### WORK TO BE COMPLETED
Leaving out every picture, retype the lines below from the top through the one that contains "const seriesValues = [biology, chemistry, physics];".

### RECORDS FOR THIS TASK
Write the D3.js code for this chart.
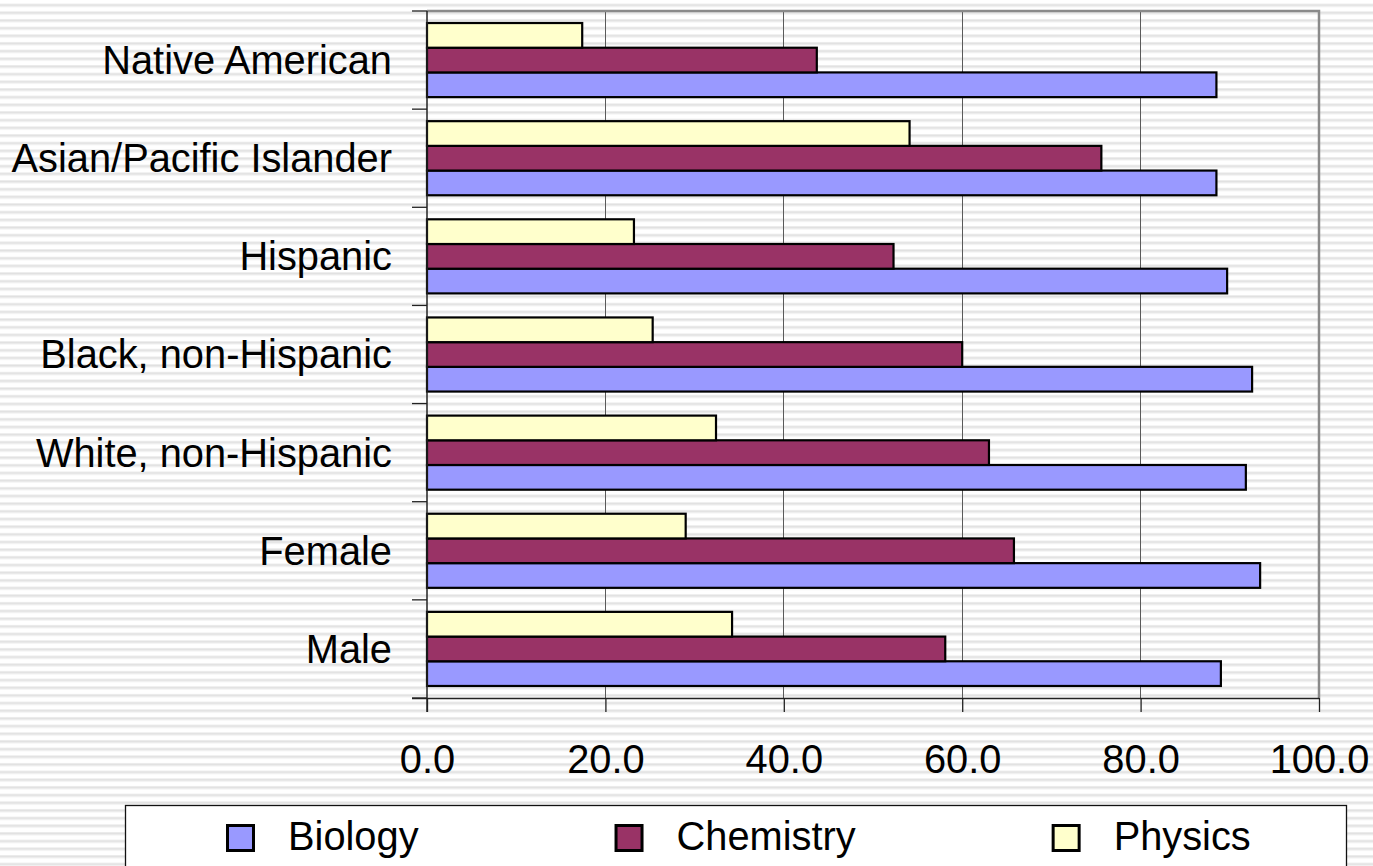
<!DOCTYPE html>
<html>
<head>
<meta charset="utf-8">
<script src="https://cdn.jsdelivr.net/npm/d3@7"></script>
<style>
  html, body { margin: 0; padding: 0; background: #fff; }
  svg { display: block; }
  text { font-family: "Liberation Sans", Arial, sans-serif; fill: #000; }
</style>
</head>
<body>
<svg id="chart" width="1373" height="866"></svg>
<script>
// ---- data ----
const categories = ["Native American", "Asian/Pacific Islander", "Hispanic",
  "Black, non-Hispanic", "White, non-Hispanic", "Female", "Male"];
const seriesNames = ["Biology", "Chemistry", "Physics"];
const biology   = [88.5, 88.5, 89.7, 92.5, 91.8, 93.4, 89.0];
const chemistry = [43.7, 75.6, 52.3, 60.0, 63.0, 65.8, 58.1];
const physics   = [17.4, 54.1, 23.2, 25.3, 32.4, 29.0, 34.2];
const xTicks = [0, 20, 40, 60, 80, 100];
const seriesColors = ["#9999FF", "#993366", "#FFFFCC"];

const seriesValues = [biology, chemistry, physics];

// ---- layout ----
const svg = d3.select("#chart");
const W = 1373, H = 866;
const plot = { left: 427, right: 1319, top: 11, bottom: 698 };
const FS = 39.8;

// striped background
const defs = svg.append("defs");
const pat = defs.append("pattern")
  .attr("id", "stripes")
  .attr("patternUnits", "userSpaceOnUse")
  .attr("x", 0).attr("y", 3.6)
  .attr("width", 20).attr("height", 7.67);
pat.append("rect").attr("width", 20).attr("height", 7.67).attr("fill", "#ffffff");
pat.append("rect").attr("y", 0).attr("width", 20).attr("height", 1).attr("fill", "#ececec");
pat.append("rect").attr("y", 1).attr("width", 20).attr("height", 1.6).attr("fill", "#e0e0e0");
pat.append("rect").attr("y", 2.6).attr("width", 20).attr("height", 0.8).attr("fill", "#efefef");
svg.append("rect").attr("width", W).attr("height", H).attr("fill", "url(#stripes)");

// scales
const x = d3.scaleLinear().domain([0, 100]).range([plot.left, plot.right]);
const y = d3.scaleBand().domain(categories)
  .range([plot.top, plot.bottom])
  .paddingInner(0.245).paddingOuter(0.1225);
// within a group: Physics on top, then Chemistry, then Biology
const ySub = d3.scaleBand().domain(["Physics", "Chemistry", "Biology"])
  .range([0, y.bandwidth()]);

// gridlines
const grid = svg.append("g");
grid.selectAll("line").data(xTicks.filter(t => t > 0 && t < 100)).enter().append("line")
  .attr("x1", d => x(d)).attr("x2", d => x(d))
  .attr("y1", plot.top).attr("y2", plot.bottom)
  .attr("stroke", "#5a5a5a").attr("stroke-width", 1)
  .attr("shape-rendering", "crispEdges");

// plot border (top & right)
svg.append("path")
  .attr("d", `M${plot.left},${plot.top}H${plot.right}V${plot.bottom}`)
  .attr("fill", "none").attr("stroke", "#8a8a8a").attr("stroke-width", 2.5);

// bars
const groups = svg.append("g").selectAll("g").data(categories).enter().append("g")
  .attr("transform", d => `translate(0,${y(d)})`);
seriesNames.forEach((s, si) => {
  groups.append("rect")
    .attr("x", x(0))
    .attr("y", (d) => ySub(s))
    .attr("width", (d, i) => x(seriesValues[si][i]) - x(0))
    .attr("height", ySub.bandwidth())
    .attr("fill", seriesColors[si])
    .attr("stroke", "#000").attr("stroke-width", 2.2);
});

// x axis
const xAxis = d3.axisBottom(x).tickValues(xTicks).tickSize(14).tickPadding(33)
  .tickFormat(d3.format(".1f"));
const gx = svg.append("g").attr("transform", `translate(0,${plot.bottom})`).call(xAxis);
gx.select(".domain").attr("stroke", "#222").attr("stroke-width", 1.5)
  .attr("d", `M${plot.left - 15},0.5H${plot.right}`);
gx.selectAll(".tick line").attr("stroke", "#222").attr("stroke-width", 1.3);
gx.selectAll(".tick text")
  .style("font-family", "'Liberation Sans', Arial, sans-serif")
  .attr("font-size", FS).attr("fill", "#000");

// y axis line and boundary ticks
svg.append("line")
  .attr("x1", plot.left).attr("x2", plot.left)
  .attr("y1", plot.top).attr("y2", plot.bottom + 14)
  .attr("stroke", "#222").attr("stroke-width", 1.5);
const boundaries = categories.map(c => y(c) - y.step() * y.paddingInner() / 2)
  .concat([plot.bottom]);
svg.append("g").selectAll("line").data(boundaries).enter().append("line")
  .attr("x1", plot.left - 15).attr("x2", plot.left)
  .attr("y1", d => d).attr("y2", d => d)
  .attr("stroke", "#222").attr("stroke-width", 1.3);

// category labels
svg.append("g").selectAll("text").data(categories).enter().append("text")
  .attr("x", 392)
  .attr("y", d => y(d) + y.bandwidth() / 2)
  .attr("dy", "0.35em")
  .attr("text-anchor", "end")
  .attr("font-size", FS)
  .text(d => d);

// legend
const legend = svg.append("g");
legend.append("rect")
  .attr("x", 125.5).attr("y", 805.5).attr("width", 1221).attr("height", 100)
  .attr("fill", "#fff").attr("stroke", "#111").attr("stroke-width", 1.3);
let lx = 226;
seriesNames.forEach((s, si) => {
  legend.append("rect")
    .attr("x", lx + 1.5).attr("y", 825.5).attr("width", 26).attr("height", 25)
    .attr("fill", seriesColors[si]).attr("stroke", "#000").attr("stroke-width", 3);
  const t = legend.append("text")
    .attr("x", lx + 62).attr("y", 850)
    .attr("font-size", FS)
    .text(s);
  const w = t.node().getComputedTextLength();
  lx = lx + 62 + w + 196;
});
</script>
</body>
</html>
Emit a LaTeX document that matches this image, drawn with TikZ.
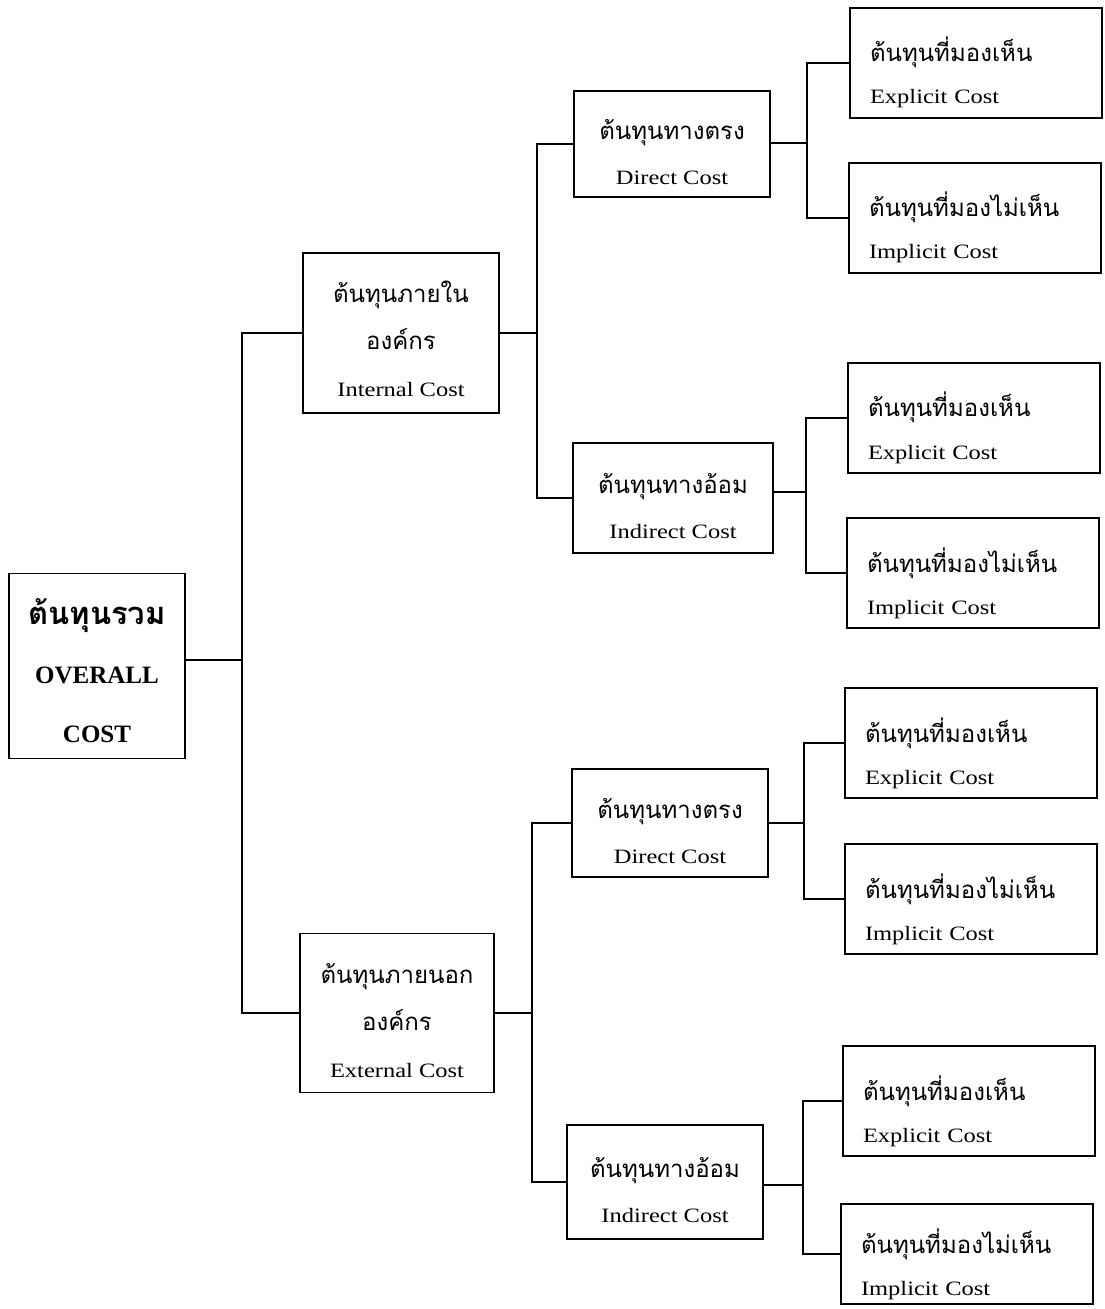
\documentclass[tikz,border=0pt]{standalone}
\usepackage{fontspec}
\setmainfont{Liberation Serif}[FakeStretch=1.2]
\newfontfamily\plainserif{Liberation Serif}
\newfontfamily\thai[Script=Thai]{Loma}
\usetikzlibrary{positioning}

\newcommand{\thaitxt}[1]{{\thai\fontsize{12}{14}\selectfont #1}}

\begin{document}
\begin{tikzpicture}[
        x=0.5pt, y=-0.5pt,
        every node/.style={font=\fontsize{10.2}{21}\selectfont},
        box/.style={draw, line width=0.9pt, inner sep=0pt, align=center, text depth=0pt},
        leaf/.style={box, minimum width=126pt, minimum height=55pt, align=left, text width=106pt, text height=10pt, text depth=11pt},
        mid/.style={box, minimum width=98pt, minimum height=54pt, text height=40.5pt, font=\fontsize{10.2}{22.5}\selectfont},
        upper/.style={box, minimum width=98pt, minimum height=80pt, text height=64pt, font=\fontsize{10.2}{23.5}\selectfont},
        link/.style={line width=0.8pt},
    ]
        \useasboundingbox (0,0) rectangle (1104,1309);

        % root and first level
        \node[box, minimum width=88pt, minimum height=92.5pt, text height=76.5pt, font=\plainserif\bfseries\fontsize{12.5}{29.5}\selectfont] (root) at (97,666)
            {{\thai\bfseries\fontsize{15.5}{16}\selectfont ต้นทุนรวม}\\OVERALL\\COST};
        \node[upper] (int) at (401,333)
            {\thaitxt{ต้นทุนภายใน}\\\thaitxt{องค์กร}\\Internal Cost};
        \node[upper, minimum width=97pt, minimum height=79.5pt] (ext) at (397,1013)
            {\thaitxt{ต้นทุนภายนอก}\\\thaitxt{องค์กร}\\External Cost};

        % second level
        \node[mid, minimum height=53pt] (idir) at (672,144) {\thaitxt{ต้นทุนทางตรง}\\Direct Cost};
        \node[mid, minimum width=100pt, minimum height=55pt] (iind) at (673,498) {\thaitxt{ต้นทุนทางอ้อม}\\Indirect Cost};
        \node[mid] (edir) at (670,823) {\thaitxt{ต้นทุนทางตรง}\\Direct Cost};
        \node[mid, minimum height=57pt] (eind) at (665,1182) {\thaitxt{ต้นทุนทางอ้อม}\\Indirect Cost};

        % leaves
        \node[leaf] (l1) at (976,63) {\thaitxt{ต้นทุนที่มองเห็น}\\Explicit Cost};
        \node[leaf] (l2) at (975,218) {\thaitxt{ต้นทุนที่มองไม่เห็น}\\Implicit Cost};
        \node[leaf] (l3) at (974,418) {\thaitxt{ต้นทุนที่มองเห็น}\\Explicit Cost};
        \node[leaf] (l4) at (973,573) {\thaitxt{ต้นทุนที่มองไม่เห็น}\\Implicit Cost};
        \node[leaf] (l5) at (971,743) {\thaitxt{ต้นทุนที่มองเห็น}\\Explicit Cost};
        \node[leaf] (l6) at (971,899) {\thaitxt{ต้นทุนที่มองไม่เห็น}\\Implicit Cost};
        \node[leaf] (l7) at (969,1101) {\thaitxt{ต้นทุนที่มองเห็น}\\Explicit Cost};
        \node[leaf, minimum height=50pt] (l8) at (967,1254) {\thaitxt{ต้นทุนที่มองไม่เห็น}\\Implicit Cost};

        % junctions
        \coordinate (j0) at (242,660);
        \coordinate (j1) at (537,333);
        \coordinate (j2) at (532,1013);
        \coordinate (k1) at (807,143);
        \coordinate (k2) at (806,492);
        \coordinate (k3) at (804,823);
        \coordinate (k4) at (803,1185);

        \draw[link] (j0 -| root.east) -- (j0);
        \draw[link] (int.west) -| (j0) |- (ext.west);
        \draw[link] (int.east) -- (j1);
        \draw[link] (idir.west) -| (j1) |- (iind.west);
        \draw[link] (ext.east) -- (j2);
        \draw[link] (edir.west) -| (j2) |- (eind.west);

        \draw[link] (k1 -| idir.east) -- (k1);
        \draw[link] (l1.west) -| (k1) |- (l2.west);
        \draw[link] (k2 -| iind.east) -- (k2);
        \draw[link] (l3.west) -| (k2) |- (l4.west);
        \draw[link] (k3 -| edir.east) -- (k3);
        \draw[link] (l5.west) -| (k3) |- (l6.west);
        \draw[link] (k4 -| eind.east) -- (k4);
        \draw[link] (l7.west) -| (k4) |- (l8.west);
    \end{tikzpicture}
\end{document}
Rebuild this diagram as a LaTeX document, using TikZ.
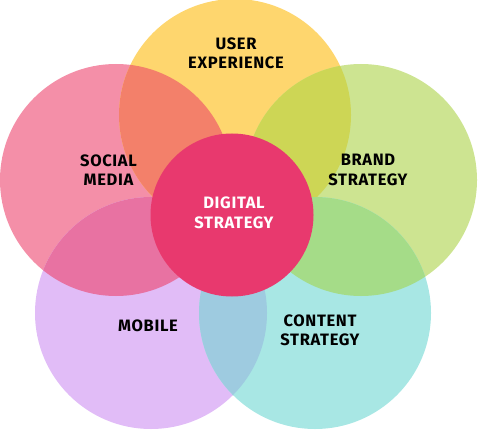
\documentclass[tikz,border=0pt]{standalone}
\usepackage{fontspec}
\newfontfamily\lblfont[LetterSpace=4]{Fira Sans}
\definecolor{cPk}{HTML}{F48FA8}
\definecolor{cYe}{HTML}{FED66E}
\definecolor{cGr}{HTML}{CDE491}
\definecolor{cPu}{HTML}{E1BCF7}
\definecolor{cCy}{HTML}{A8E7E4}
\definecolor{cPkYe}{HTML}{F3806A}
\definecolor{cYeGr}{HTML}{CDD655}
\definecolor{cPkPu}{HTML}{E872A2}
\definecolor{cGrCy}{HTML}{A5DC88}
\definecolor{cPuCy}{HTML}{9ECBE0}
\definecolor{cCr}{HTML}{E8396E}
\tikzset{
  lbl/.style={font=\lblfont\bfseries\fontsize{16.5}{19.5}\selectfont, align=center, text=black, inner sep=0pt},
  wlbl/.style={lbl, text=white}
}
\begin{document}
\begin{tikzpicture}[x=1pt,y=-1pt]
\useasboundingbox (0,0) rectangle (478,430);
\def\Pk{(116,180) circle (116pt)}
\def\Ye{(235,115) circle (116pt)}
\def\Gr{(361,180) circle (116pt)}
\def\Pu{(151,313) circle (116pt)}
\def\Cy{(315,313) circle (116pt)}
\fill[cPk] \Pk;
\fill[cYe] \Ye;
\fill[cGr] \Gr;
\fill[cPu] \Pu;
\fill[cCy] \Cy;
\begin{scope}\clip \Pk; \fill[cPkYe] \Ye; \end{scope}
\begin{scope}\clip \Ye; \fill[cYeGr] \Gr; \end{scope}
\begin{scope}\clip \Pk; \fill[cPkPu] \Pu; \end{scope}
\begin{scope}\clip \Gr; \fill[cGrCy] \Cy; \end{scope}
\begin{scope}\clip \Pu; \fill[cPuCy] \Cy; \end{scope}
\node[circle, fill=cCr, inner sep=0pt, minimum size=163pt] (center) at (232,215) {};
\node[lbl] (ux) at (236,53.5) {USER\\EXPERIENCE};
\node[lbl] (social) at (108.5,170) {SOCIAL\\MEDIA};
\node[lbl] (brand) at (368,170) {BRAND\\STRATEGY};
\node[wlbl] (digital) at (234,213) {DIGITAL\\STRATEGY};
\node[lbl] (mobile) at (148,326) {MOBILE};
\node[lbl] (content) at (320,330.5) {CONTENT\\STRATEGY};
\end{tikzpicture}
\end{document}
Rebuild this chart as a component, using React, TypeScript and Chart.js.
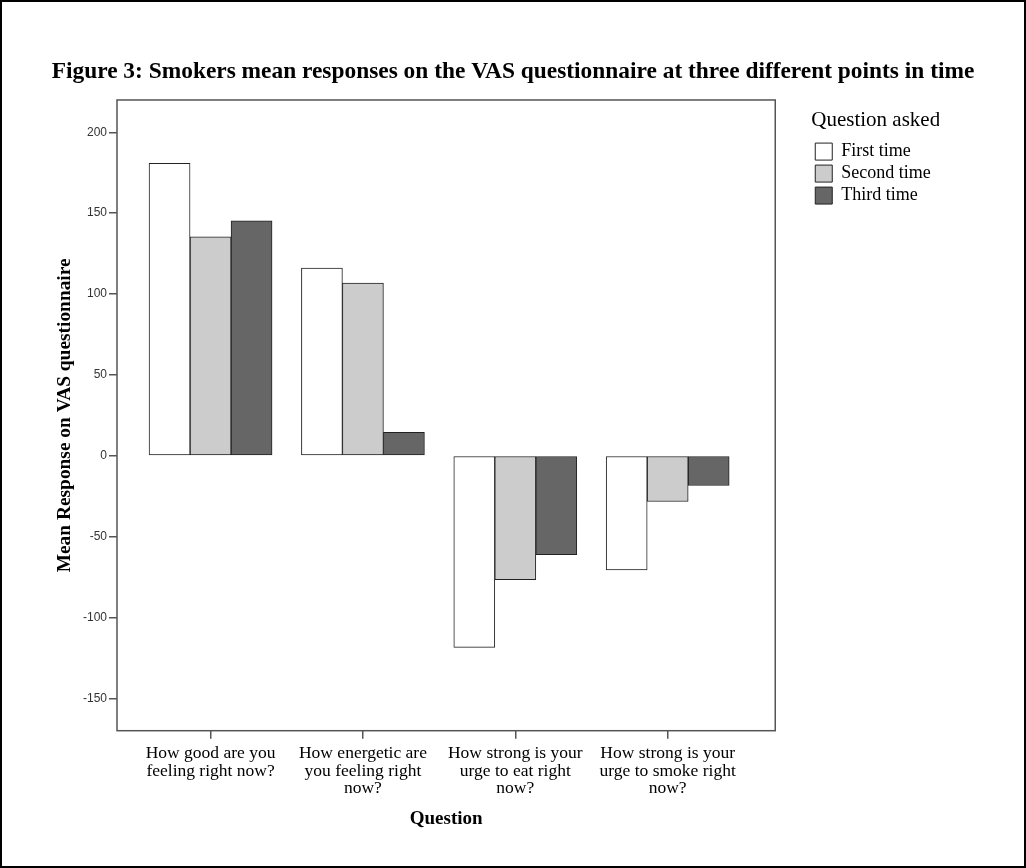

### RESPONSE TO THE TASK
Write the D3.js code for this chart.
<!DOCTYPE html>
<html>
<head>
<meta charset="utf-8">
<script src="https://cdn.jsdelivr.net/npm/d3@7"></script>
<style>
  html, body { margin: 0; padding: 0; background: #fff; }
  svg { display: block; }
  text { font-family: "Liberation Sans", Arial, sans-serif; fill: #000; }
</style>
</head>
<body>
<svg id="chart" width="1373" height="866"></svg>
<script>
// ---- data ----
const categories = ["Native American", "Asian/Pacific Islander", "Hispanic",
  "Black, non-Hispanic", "White, non-Hispanic", "Female", "Male"];
const seriesNames = ["Biology", "Chemistry", "Physics"];
const biology   = [88.5, 88.5, 89.7, 92.5, 91.8, 93.4, 89.0];
const chemistry = [43.7, 75.6, 52.3, 60.0, 63.0, 65.8, 58.1];
const physics   = [17.4, 54.1, 23.2, 25.3, 32.4, 29.0, 34.2];
const xTicks = [0, 20, 40, 60, 80, 100];
const seriesColors = ["#9999FF", "#993366", "#FFFFCC"];

const seriesValues = [biology, chemistry, physics];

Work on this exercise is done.